▶ _EXERCISE_: Transcribe the material word for word, but without the images.

▶ _RECORDED INFORMATION_:
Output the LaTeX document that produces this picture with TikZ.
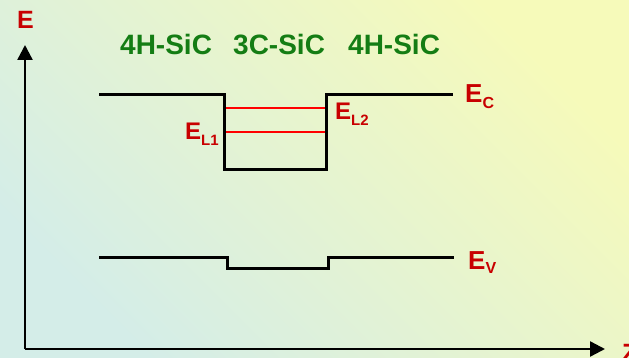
\documentclass[tikz,border=0pt]{standalone}
\usepackage{fontspec}
\setmainfont{Liberation Sans}
\usetikzlibrary{arrows.meta}
\definecolor{bgA}{RGB}{212,237,232}
\definecolor{bgB}{RGB}{246,250,186}
\definecolor{lblred}{RGB}{200,0,0}
\definecolor{lblgreen}{RGB}{20,125,20}
\begin{document}
\begin{tikzpicture}[x=1pt,y=-1pt,
  band/.style={line width=3pt,black,line join=miter},
  axisline/.style={line width=2.4pt,black,-{Triangle[width=15pt,length=15pt]}},
  level/.style={line width=2pt,red},
  lab/.style={inner sep=0pt,anchor=base west,text=lblred,font=\bfseries},
  mat/.style={inner sep=0pt,anchor=base west,text=lblgreen,font=\bfseries\fontsize{28}{28}\selectfont}]
\useasboundingbox (0,0) rectangle (629,358);
\shade[top color=bgA,bottom color=bgB,shading angle=135] (0,0) rectangle (629,358);
% axes
\coordinate (O) at (25,349);
\coordinate (Ytip) at (25,45);
\coordinate (Xtip) at (605,349);
\draw[axisline] (O) -- (Ytip);
\draw[axisline] (O) -- (Xtip);
% conduction band
\coordinate (c1) at (99,95);
\coordinate (c2) at (224.5,95);
\coordinate (c3) at (224.5,169.5);
\coordinate (c4) at (326,169.5);
\coordinate (c5) at (326,95);
\coordinate (c6) at (453,95);
\draw[band] (c1) -- (c2) -- (c3) -- (c4) -- (c5) -- (c6);
% quantum levels
\coordinate (l1a) at (226,108);
\coordinate (l1b) at (324.5,108);
\coordinate (l2a) at (226,132);
\coordinate (l2b) at (324.5,132);
\draw[level] (l1a) -- (l1b);
\draw[level] (l2a) -- (l2b);
% valence band
\coordinate (v1) at (99,257.5);
\coordinate (v2) at (227.5,257.5);
\coordinate (v3) at (227.5,268);
\coordinate (v4) at (328.5,268);
\coordinate (v5) at (328.5,257.5);
\coordinate (v6) at (454,257.5);
\draw[band] (v1) -- (v2) -- (v3) -- (v4) -- (v5) -- (v6);
% labels
\node[lab] (E) at (17,29) {\fontsize{25}{25}\selectfont E};
\node[lab] (Z) at (622,361) {\fontsize{25}{25}\selectfont Z};
\node[mat] (m1) at (120,55) {4H-SiC};
\node[mat] (m2) at (233,55) {3C-SiC};
\node[mat] (m3) at (348,55) {4H-SiC};
\node[lab] (Ec) at (465,103) {\fontsize{26}{26}\selectfont E\raisebox{-6pt}{\fontsize{16}{16}\selectfont C}};
\node[lab] (Ev) at (468,269) {\fontsize{26}{26}\selectfont E\raisebox{-5pt}{\fontsize{16}{16}\selectfont V}};
\node[lab] (EL1) at (185,139.5) {\fontsize{24}{24}\selectfont E\raisebox{-6.5pt}{\fontsize{15}{15}\selectfont L1}};
\node[lab] (EL2) at (335,120) {\fontsize{24}{24}\selectfont E\raisebox{-5.5pt}{\fontsize{15}{15}\selectfont L2}};
\end{tikzpicture}
\end{document}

▶ _WORKED ANSWER_:
Output the LaTeX document that produces this picture with TikZ.
\documentclass[tikz,border=0pt]{standalone}
\usepackage{fontspec}
\setmainfont{Liberation Sans}
\usetikzlibrary{arrows.meta}
\definecolor{bgA}{RGB}{212,237,232}
\definecolor{bgB}{RGB}{246,250,186}
\definecolor{lblred}{RGB}{200,0,0}
\definecolor{lblgreen}{RGB}{20,125,20}
\begin{document}
\begin{tikzpicture}[x=1pt,y=-1pt,
  band/.style={line width=3pt,black,line join=miter},
  axisline/.style={line width=2.4pt,black,-{Triangle[width=15pt,length=15pt]}},
  level/.style={line width=2pt,red},
  lab/.style={inner sep=0pt,anchor=base west,text=lblred,font=\bfseries},
  mat/.style={inner sep=0pt,anchor=base west,text=lblgreen,font=\bfseries\fontsize{28}{28}\selectfont}]
\useasboundingbox (0,0) rectangle (629,358);
\shade[top color=bgA,bottom color=bgB,shading angle=135] (0,0) rectangle (629,358);
% axes
\coordinate (O) at (25,349);
\coordinate (Ytip) at (25,45);
\coordinate (Xtip) at (605,349);
\draw[axisline] (O) -- (Ytip);
\draw[axisline] (O) -- (Xtip);
% conduction band
\coordinate (c1) at (99,95);
\coordinate (c2) at (224.5,95);
\coordinate (c3) at (224.5,169.5);
\coordinate (c4) at (326,169.5);
\coordinate (c5) at (326,95);
\coordinate (c6) at (453,95);
\draw[band] (c1) -- (c2) -- (c3) -- (c4) -- (c5) -- (c6);
% quantum levels
\coordinate (l1a) at (226,108);
\coordinate (l1b) at (324.5,108);
\coordinate (l2a) at (226,132);
\coordinate (l2b) at (324.5,132);
\draw[level] (l1a) -- (l1b);
\draw[level] (l2a) -- (l2b);
% valence band
\coordinate (v1) at (99,257.5);
\coordinate (v2) at (227.5,257.5);
\coordinate (v3) at (227.5,268);
\coordinate (v4) at (328.5,268);
\coordinate (v5) at (328.5,257.5);
\coordinate (v6) at (454,257.5);
\draw[band] (v1) -- (v2) -- (v3) -- (v4) -- (v5) -- (v6);
% labels
\node[lab] (E) at (17,29) {\fontsize{25}{25}\selectfont E};
\node[lab] (Z) at (622,361) {\fontsize{25}{25}\selectfont Z};
\node[mat] (m1) at (120,55) {4H-SiC};
\node[mat] (m2) at (233,55) {3C-SiC};
\node[mat] (m3) at (348,55) {4H-SiC};
\node[lab] (Ec) at (465,103) {\fontsize{26}{26}\selectfont E\raisebox{-6pt}{\fontsize{16}{16}\selectfont C}};
\node[lab] (Ev) at (468,269) {\fontsize{26}{26}\selectfont E\raisebox{-5pt}{\fontsize{16}{16}\selectfont V}};
\node[lab] (EL1) at (185,139.5) {\fontsize{24}{24}\selectfont E\raisebox{-6.5pt}{\fontsize{15}{15}\selectfont L1}};
\node[lab] (EL2) at (335,120) {\fontsize{24}{24}\selectfont E\raisebox{-5.5pt}{\fontsize{15}{15}\selectfont L2}};
\end{tikzpicture}
\end{document}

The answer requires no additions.